Is it inherently impossible to generate truly random numbers using computers?

I used this for a simulation to get normally distributed random values from uniformly distributed ones:

I think that if your inputs are truly random the outputs will be too, as it inverts the CDF.

Mildly OT but there was a paper I found within the last year that postulated some phenomena was correlated to changing nuclear decay rates. The phenomena? Evidence for Correlations Between Nuclear Decay Rates and Earth-Sun Distance. I’m not saying it predicts them, but hey, better recalibrate your geiger counter-based RNGs…

Not to insult the work of some extremely talented physicists, but claiming “randomness” always struck me as an awfully convenient solution to a very difficult problem. Then again, I am posting on a message board and not publishing in the Journal of Physics G… :wink:

Yep, that’s a particularly horrid example of the point I made in my cryptography post: it is not safe to assume that the default RNG which came with your programming environment is any good. Although in this case, as explained here, the problem is not strictly with the RNG itself as with the horribly flawed way in which PHP scales the RNG’s output to a desired range.

Actually, most physicists find ‘randomness’ to be kind of a horrifying or depressing solution to a problem. A physicist wants to know ‘why’, and ‘because it’s random’ is saying ‘you’ll never know why’. So most physicists would admit that something is truly random only very reluctantly.
Einstein, for example, hated that quantum theory ended up with ‘random’ elements, and found it difficult to accept, saying “God does not play dice”.
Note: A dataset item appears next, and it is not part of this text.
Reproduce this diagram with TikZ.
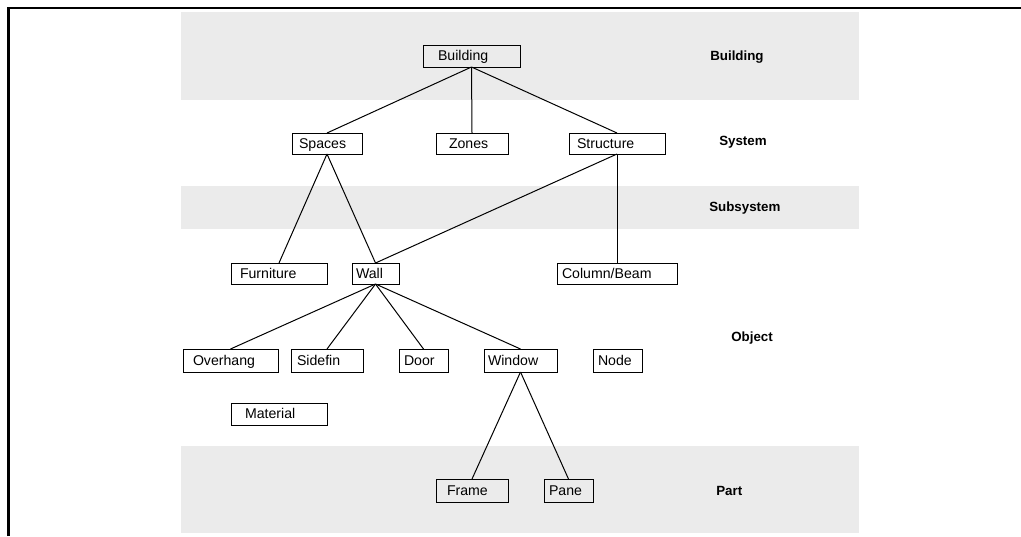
\documentclass[tikz,border=0pt]{standalone}
\usepackage{fontspec}
\setmainfont{Liberation Sans}
\begin{document}
\begin{tikzpicture}[x=0.75pt,y=-0.75pt,
  box/.style={draw, line width=0.75pt, outer sep=0pt, inner ysep=0pt, align=left,
    text height=9.5pt, text depth=2.5pt,
    font=\fontsize{10.6}{12}\selectfont, anchor=north west},
  link/.style={line width=0.75pt},
  band/.style={fill=black!8, draw=none},
  level/.style={font=\fontsize{10}{12}\selectfont\bfseries, anchor=west, inner sep=0pt},
  frame/.style={line width=1.9pt}]
\useasboundingbox (0,0) rectangle (1021,536);
% shaded bands
\fill[band] (181,12) rectangle (859,100);
\fill[band] (181,186) rectangle (859,229);
\fill[band] (181,446) rectangle (859,533);
% outer frame
\draw[frame] (8.5,536) -- (8.5,8) -- (1021,8);
% boxes
\node[box, inner xsep=15*0.75pt, text width=50.25pt, minimum height=22*0.75pt] (building) at (423,45) {Building};
\node[box, inner xsep=7*0.75pt, text width=42pt, minimum height=21*0.75pt] (spaces) at (292,133) {Spaces};
\node[box, inner xsep=13*0.75pt, text width=34.5pt, minimum height=21*0.75pt] (zones) at (436,133) {Zones};
\node[box, inner xsep=8*0.75pt, text width=60pt, minimum height=21*0.75pt] (structure) at (569,133) {Structure};
\node[box, inner xsep=9*0.75pt, text width=58.5pt, minimum height=21*0.75pt] (furniture) at (231,263) {Furniture};
\node[box, inner xsep=4*0.75pt, text width=29.25pt, minimum height=21*0.75pt] (wall) at (352,263) {Wall};
\node[box, inner xsep=5*0.75pt, text width=82.5pt, minimum height=21*0.75pt] (column) at (557,263) {Column/Beam};
\node[box, inner xsep=10*0.75pt, text width=56.25pt, minimum height=23*0.75pt] (overhang) at (183,349) {Overhang};
\node[box, inner xsep=6*0.75pt, text width=45pt, minimum height=23*0.75pt] (sidefin) at (291,349) {Sidefin};
\node[box, inner xsep=5*0.75pt, text width=29.25pt, minimum height=23*0.75pt] (door) at (399,349) {Door};
\node[box, inner xsep=4*0.75pt, text width=48.75pt, minimum height=23*0.75pt] (window) at (484,349) {Window};
\node[box, inner xsep=5*0.75pt, text width=29.25pt, minimum height=23*0.75pt] (nodebox) at (593,349) {Node};
\node[box, inner xsep=14*0.75pt, text width=51pt, minimum height=22*0.75pt] (material) at (231,403) {Material};
\node[box, inner xsep=11*0.75pt, text width=37.5pt, minimum height=23*0.75pt] (frame) at (436,479) {Frame};
\node[box, inner xsep=5*0.75pt, text width=29.25pt, minimum height=23*0.75pt] (pane) at (544,479) {Pane};
% connectors
\draw[link] (building.south) -- (spaces.north);
\draw[link] (building.south) -- (zones.north);
\draw[link] (building.south) -- (structure.north);
\draw[link] (spaces.south) -- (furniture.north);
\draw[link] (spaces.south) -- (wall.north);
\draw[link] (structure.south) -- (wall.north);
\draw[link] (structure.south) -- (column.north);
\draw[link] (wall.south) -- (overhang.north);
\draw[link] (wall.south) -- (sidefin.north);
\draw[link] (wall.south) -- (door.north);
\draw[link] (wall.south) -- (window.north);
\draw[link] (window.south) -- (frame.north);
\draw[link] (window.south) -- (pane.north);
% level labels
\node[level] (lbuilding) at (710,57) {Building};
\node[level] (lsystem) at (719,142) {System};
\node[level] (lsubsystem) at (709,208) {Subsystem};
\node[level] (lobject) at (731,338) {Object};
\node[level] (lpart) at (716,491) {Part};
\end{tikzpicture}
\end{document}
This is gonna sound stupid, so here I go!

There are different kinds of infinities (whouda thunk it?)

Any theories for different kinds of randomness?
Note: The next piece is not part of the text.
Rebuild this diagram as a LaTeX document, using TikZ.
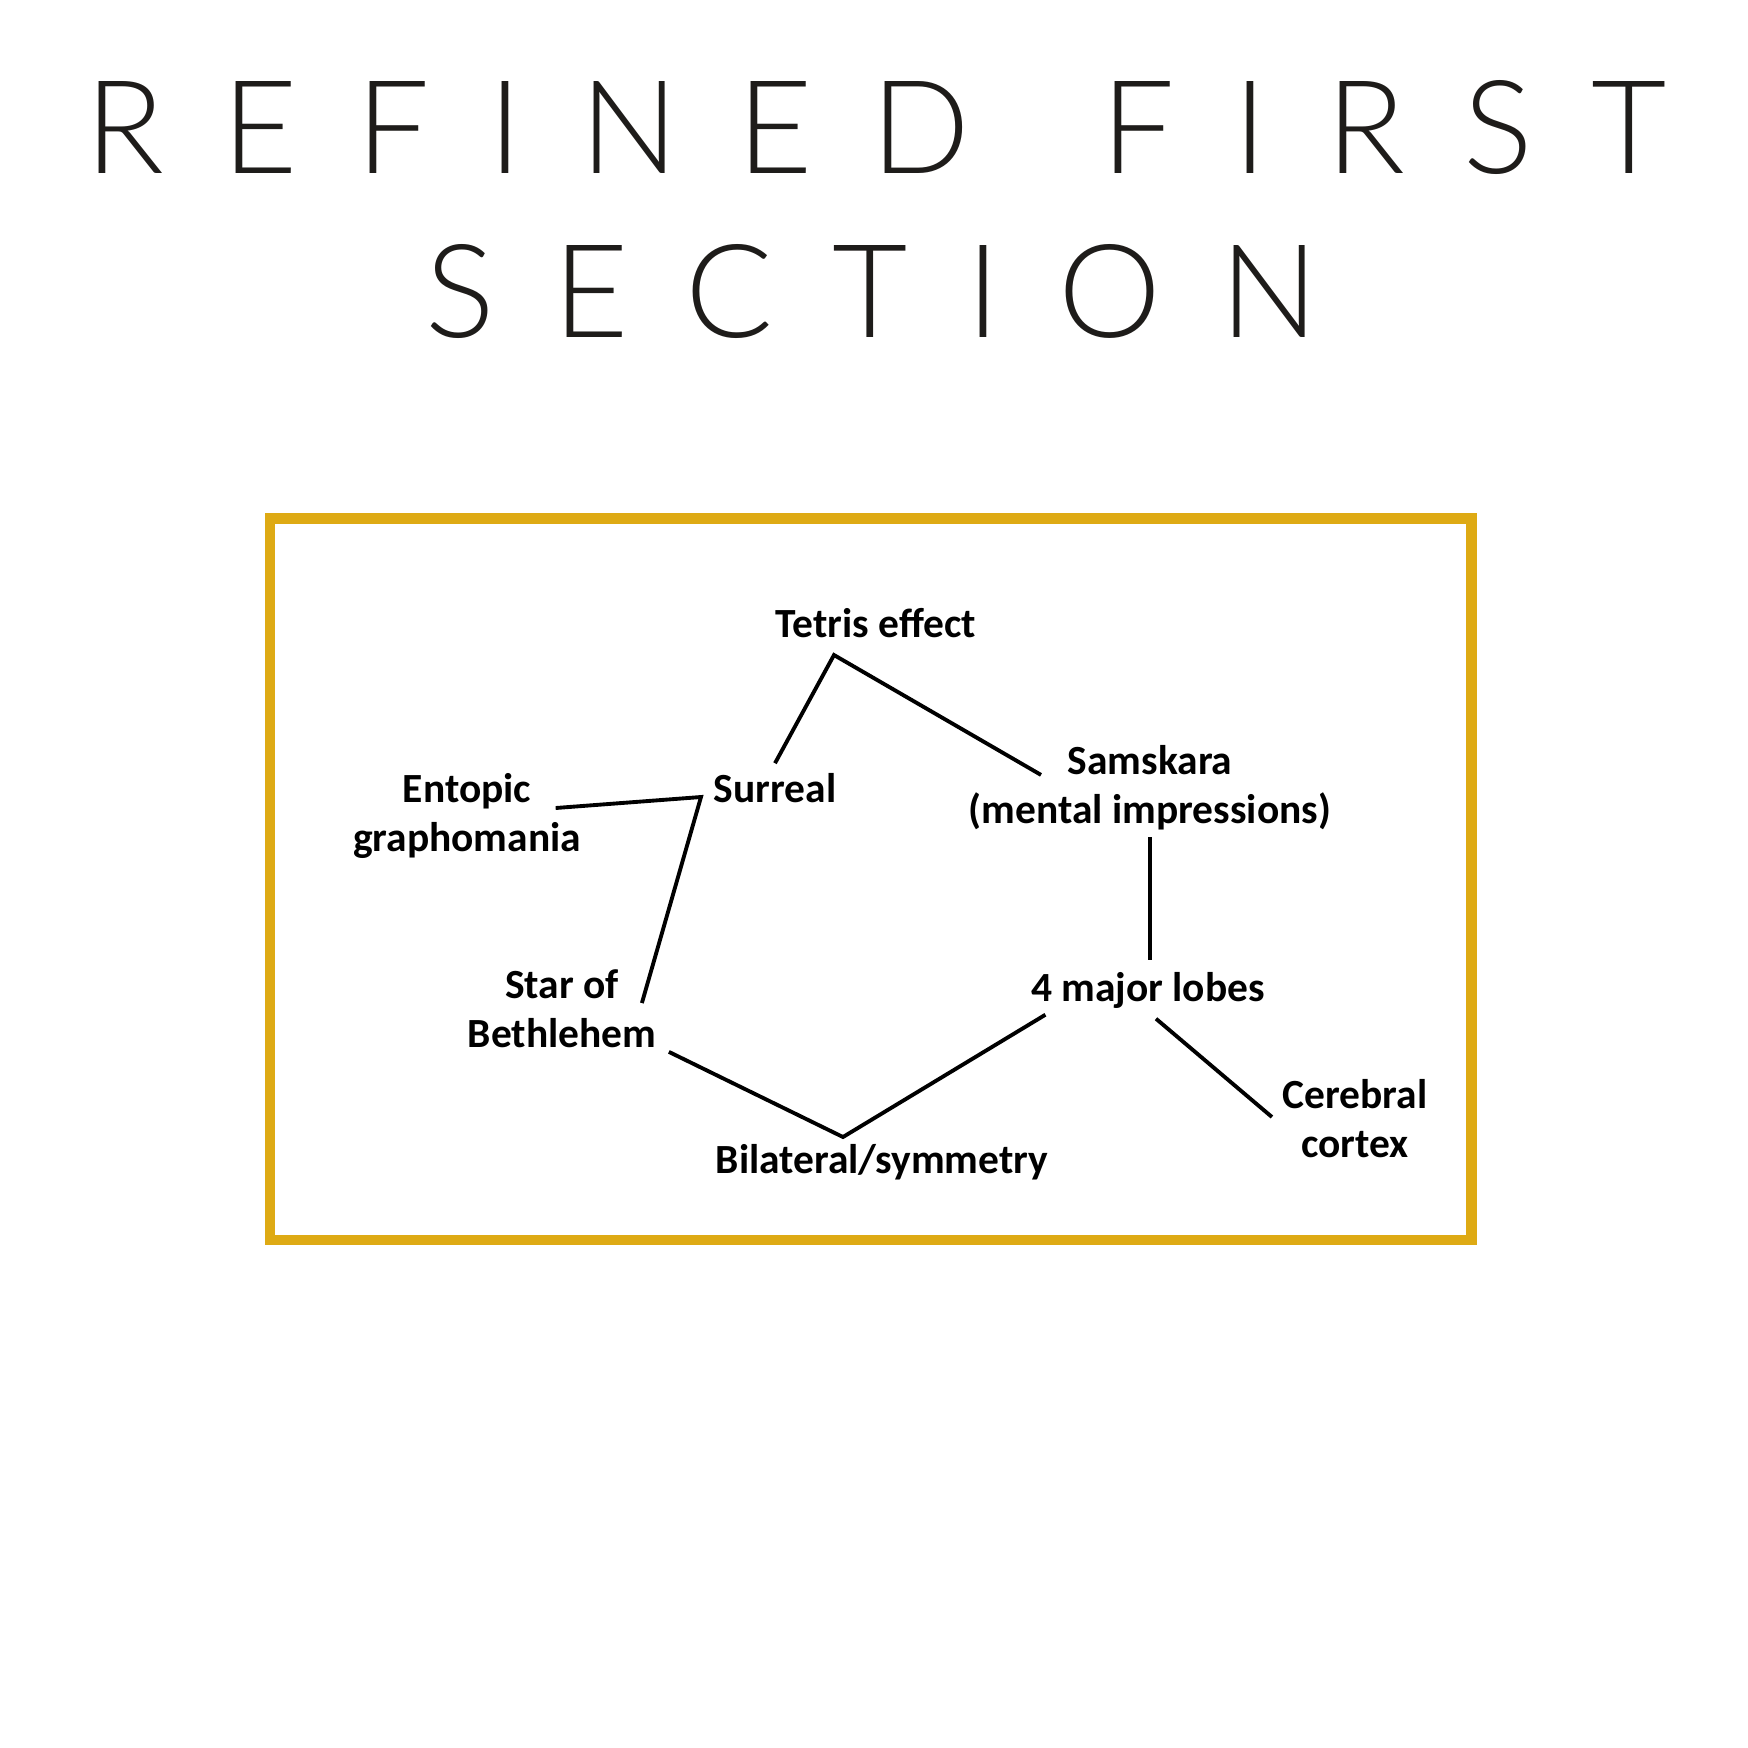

Actually, “random” has a lot of different meanings to different people. It can be a fairly low standard for some Stat types (a sequence passes all the tests applied to it), medium for some Computer Science types (can’t compute the next digit based on previous digits) and quite high for some Math types (no concept of computable at all). Variations abound.

Understandable.

But do the long haired math types have any distinction. Or is there some wild so far unaccepted theory that randomness does not exist?

If you ask Gregory Chaitin, he’d say most real numbers are random. A mildly persuasive and (very) mildly technical argument is given in his book Meta Math!: The Quest for Omega. (Omega is algorithmically random.)

Either “never”, or a negative number. Given what we know of quantum mechanics, for radioactive decay to be predictable, it would have to be governed by nonlocal nonhidden variables of some sort, and we’d have to have a way to observe those variables. Being able to observe nonlocal variables would require technology which could also be used to build a time machine. Which, of course, renders questions like “How many years” somewhat tangled.

Though there is the niggle that Omega is a relative notion; just which number “Omega” is depends on the programming language (or other language for specifying numbers) you’re talking about…

Then again, this is to be expected; “random” is just as relative a notion as well.

Weird fact: while you are correct, it is always the first random number larger than the smallest uninteresting number.

Hell, I’ve found it already then. Multiple times even!

I’ve had a few classes where my test grades meet that criteria!